Autre hommage exceptionnel : le 27 Juin 1992, l'Académie des Grands Prix lui décerne le Grand prix spécial 20ème anniversaire du Salon International de la Bande Dessinée d'Angoulême : c'est la consécration par ses pairs.
C'est donc tout naturellement lui qui préside en 1996 aux manifestations internationales du Centenaire de la Bande Dessinée, d'autant plus que, polyglotte accompli, il s'exprime en quelque sept ou huit langues.
Le cinquantenaire de Lucky Luke en 1997 est célébré en France, en Belgique et en Suisse, comme en Allemagne, du Portugal aux pays scandinaves, par une multitude d'animations qui ont trouvé leur couronnement à Paris le 10 Septembre 1997 : soit jour pour jour, 50 ans après que Morris eut créé le fameux dessin emblématique du lonesome cow-boy qui s'éloigne vers le soleil couchant de l'Ouest.
Le 20 Octobre 1998, le Ministre français de la Culture et de la Communication nomme Morris au grade d'Officier dans l'Ordre des Arts et des Lettres.
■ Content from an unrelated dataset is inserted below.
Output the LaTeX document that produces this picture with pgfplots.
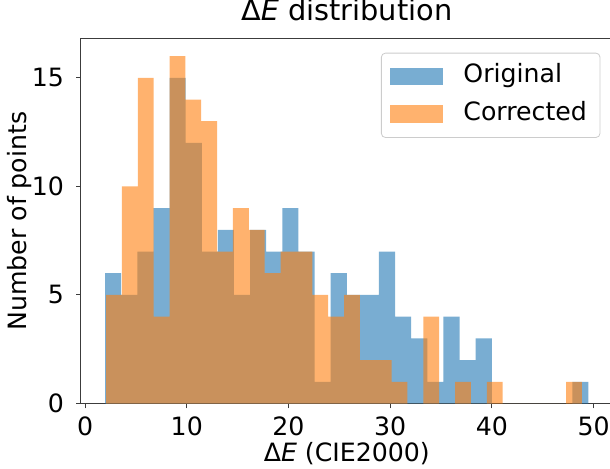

On peut encore signaler que le choix de l'appellation « Neuvième Art » pour la bande dessinée lui revient, tout comme l'expression « plus vite que son ombre » (Le Robert -Dictionnaire des Expressions) abondamment utilisée dans des contextes aussi multiples que variés.
Morris s'éteint le 17 juillet 2001, à l'âge de 77 ans.